La réflexion est volontairement axée sur les manifestations permettant d’identifier si des préoccupations, comportements et habitudes en lien avec l’activité physique et l’alimentation sont dans le registre du « malsain », mais l’inverse est aussi vrai : plusieurs présentent un certain niveau de préoccupations et ont à cœur d’entretenir certaines habitudes d’activité physique et d’alimentation sans jamais présenter les éléments mentionnés plus haut (détresse, réactions des proches, fonctionnement quotidien affecté, etc.). Ainsi, et c’est pourquoi je me réserve de mettre le terme malsain entre guillemets, il importe de positionner les habitudes en lien avec l’activité physique et l’alimentation sur un continuum, où se trouve à l’extrémité gauche une absence de préoccupations, ce qui est plutôt rare, et à l’extrémité droite, des préoccupations marquées entrainant souffrance et dysfonctionnement, où l’on parle ici d’un trouble des conduites alimentaires. Quand on sait que l’anorexie est présente chez 0,4 % de la population générale, et que la prévalence de la boulimie se situe entre 1 et 1,5 % (APA, 2013), on peut en conclure qu’ils sont eux aussi relativement rares, mais non moins importants. Entre les deux pôles du continuum se trouve une multitude de comportements et d’attitudes plus ou moins problématiques.
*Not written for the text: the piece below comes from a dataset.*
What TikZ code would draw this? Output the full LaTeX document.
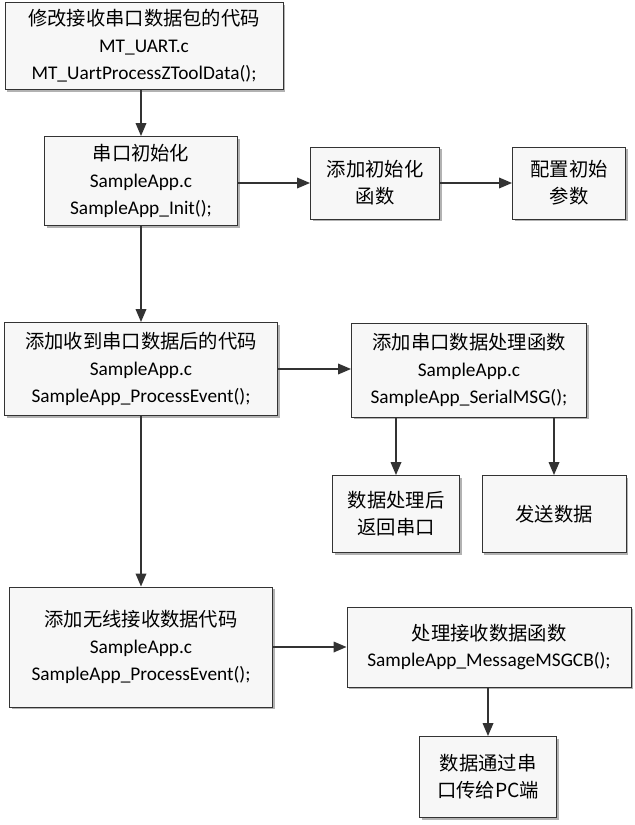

En terminant : quand consulter ?

Dans une certaine mesure, il n’y a pas de bonnes ou de moins bonnes raisons pour décider de consulter un thérapeute. Cette décision repose globalement sur une volonté de réfléchir autrement sur soi, approfondir sa compréhension de certains comportements, attitudes ou patterns personnels qu’on aimerait changer, et se réapproprier du pouvoir sur sa vie. Dans cette optique, il s’agit là d’une démarche accessible pour tous. Bien sûr, si vous vous reconnaissez ou reconnaissez un proche ou un client dans cet article, l’idée de consulter ou de référer est certainement une avenue à considérer sérieusement. Si vous avez des questions ou des commentaires, il me fera plaisir d’y répondre.